### Short problem
Leave out the pictures, then output the lines of the records below from the first through the one containing "ax = fig.add_axes([0.094, 0.2203, 0.889, 0.5961])".

### Data to use
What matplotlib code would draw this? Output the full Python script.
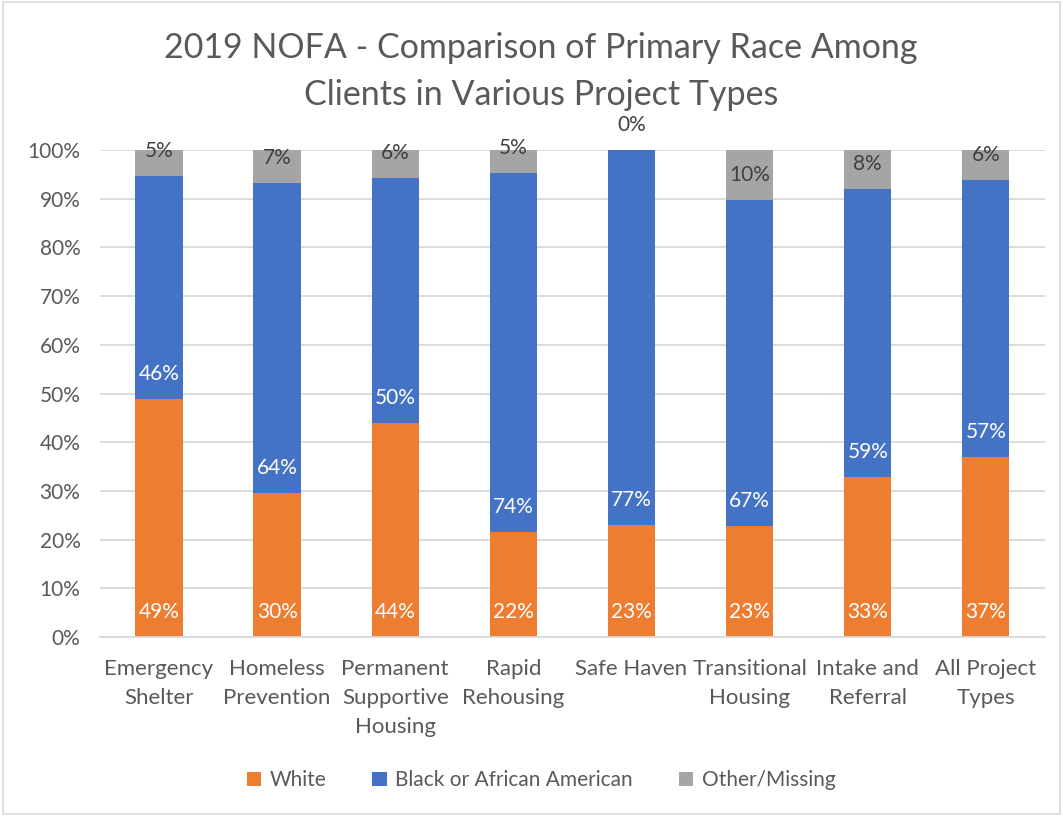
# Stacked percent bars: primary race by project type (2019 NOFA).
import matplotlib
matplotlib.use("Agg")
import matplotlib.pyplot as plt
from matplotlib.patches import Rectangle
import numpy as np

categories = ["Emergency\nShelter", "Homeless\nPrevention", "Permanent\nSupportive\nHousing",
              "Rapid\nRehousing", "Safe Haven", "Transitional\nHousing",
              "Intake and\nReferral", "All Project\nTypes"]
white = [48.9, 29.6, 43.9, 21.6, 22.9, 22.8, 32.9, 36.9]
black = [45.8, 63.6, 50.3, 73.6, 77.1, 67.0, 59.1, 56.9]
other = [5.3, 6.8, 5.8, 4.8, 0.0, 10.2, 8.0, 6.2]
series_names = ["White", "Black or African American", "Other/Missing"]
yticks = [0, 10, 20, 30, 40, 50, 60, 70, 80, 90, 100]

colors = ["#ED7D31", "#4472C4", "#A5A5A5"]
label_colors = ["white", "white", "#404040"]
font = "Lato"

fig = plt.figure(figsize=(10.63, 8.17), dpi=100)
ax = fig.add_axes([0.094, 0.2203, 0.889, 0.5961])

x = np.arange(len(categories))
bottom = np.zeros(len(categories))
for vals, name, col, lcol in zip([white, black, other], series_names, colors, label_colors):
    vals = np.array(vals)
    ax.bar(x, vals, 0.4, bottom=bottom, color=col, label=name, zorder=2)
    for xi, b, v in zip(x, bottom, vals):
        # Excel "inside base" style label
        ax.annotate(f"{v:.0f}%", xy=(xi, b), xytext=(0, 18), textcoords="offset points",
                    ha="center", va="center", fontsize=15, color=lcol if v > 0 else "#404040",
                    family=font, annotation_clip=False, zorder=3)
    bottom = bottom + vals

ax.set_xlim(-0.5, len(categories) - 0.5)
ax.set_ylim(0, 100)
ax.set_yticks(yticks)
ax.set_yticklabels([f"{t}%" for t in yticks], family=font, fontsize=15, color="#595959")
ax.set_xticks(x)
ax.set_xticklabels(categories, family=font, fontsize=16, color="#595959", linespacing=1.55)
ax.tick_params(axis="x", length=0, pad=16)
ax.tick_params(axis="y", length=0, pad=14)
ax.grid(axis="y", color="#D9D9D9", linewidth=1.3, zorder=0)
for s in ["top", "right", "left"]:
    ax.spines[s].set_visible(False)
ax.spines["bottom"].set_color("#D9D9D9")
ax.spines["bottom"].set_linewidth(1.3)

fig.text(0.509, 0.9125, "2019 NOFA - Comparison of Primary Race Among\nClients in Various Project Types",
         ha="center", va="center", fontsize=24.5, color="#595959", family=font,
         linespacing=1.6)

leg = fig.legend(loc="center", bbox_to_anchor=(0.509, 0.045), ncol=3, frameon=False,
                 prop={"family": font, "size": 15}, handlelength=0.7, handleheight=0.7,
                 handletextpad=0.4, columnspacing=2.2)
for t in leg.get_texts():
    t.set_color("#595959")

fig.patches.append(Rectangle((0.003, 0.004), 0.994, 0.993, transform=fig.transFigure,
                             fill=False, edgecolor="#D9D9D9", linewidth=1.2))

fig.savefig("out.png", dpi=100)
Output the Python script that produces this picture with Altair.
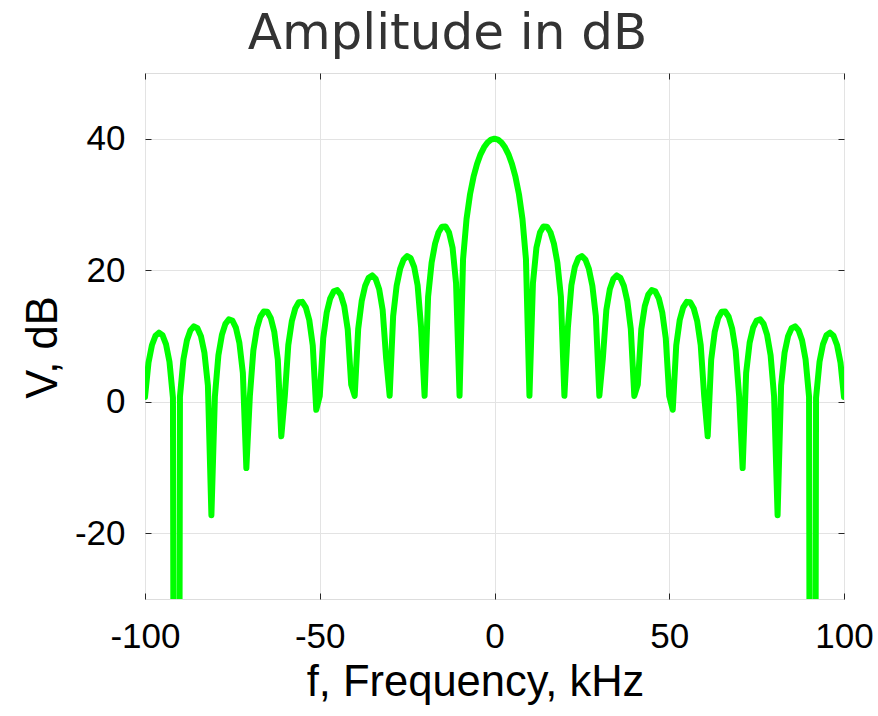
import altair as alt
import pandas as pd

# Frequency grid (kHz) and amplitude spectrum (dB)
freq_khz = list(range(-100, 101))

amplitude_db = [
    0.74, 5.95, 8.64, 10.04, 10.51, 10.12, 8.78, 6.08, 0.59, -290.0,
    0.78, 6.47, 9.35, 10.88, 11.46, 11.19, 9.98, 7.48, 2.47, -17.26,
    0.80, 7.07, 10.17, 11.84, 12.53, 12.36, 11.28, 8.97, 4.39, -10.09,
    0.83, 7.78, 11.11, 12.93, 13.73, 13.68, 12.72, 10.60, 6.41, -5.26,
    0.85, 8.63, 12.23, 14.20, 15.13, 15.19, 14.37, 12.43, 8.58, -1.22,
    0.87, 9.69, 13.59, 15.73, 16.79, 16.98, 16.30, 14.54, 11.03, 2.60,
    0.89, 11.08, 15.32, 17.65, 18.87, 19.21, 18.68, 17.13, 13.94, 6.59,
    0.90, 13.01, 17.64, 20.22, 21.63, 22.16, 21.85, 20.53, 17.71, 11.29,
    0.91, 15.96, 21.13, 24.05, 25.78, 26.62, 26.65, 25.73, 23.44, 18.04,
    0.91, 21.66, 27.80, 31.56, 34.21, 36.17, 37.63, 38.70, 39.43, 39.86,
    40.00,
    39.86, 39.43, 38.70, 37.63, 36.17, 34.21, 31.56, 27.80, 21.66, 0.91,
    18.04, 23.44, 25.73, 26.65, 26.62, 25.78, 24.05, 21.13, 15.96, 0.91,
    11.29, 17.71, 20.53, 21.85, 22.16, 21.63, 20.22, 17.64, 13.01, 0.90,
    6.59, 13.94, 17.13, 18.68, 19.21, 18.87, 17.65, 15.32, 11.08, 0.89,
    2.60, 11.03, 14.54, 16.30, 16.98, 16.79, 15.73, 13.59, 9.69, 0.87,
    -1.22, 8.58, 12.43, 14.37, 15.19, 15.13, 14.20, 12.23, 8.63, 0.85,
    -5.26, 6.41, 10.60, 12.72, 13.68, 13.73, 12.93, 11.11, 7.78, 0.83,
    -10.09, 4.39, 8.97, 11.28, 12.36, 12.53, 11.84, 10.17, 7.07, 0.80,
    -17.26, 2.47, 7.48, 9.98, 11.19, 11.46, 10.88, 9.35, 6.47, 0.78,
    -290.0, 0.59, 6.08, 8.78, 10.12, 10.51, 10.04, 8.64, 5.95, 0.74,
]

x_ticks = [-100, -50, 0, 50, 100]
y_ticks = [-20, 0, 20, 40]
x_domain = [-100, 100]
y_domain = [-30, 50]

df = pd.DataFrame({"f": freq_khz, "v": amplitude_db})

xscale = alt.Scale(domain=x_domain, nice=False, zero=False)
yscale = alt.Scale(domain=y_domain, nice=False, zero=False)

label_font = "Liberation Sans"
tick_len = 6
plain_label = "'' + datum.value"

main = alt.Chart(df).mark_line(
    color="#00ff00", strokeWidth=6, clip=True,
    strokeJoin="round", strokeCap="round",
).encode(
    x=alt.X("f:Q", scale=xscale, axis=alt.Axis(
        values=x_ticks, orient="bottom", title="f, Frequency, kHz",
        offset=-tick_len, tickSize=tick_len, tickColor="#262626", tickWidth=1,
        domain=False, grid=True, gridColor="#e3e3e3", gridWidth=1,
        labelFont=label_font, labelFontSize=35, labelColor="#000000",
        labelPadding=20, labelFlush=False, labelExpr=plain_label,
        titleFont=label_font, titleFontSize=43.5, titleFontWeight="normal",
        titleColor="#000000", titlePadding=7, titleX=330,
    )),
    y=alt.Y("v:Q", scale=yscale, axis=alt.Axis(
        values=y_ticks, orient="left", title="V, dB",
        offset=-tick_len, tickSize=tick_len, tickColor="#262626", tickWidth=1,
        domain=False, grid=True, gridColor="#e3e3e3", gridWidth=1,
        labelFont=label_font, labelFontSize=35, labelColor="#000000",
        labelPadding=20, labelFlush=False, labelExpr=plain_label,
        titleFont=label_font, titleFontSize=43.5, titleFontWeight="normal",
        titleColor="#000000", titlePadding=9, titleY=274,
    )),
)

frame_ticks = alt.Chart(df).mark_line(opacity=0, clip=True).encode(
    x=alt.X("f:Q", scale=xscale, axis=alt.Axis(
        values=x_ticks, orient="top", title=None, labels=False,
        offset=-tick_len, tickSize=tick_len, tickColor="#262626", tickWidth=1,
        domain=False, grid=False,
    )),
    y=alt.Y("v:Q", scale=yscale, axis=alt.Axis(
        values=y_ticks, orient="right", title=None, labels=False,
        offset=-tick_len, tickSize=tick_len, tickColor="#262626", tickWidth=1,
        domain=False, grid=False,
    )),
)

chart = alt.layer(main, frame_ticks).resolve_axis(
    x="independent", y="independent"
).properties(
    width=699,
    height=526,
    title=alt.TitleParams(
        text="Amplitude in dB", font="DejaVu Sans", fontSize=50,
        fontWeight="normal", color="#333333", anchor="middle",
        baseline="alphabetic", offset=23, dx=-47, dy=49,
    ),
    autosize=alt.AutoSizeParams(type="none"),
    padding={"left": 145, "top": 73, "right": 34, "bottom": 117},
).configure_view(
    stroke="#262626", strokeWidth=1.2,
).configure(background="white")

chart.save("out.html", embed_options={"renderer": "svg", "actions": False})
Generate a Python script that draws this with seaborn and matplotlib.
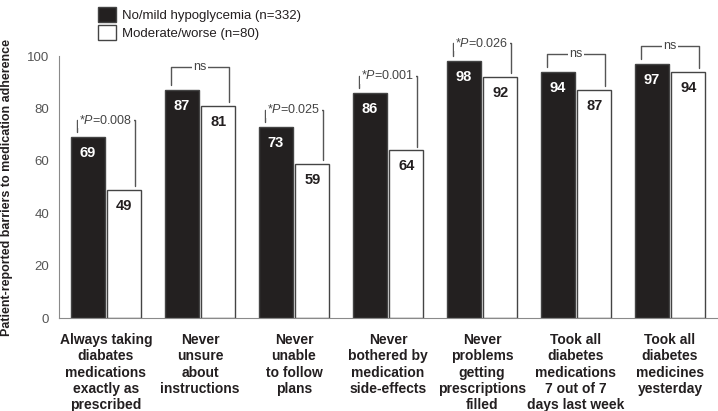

### The completed task
What matplotlib code would draw this? Output the full Python script.
# Stacked percent bars: primary race by project type (2019 NOFA).
import matplotlib
matplotlib.use("Agg")
import matplotlib.pyplot as plt
from matplotlib.patches import Rectangle
import numpy as np

categories = ["Emergency\nShelter", "Homeless\nPrevention", "Permanent\nSupportive\nHousing",
              "Rapid\nRehousing", "Safe Haven", "Transitional\nHousing",
              "Intake and\nReferral", "All Project\nTypes"]
white = [48.9, 29.6, 43.9, 21.6, 22.9, 22.8, 32.9, 36.9]
black = [45.8, 63.6, 50.3, 73.6, 77.1, 67.0, 59.1, 56.9]
other = [5.3, 6.8, 5.8, 4.8, 0.0, 10.2, 8.0, 6.2]
series_names = ["White", "Black or African American", "Other/Missing"]
yticks = [0, 10, 20, 30, 40, 50, 60, 70, 80, 90, 100]

colors = ["#ED7D31", "#4472C4", "#A5A5A5"]
label_colors = ["white", "white", "#404040"]
font = "Lato"

fig = plt.figure(figsize=(10.63, 8.17), dpi=100)
ax = fig.add_axes([0.094, 0.2203, 0.889, 0.5961])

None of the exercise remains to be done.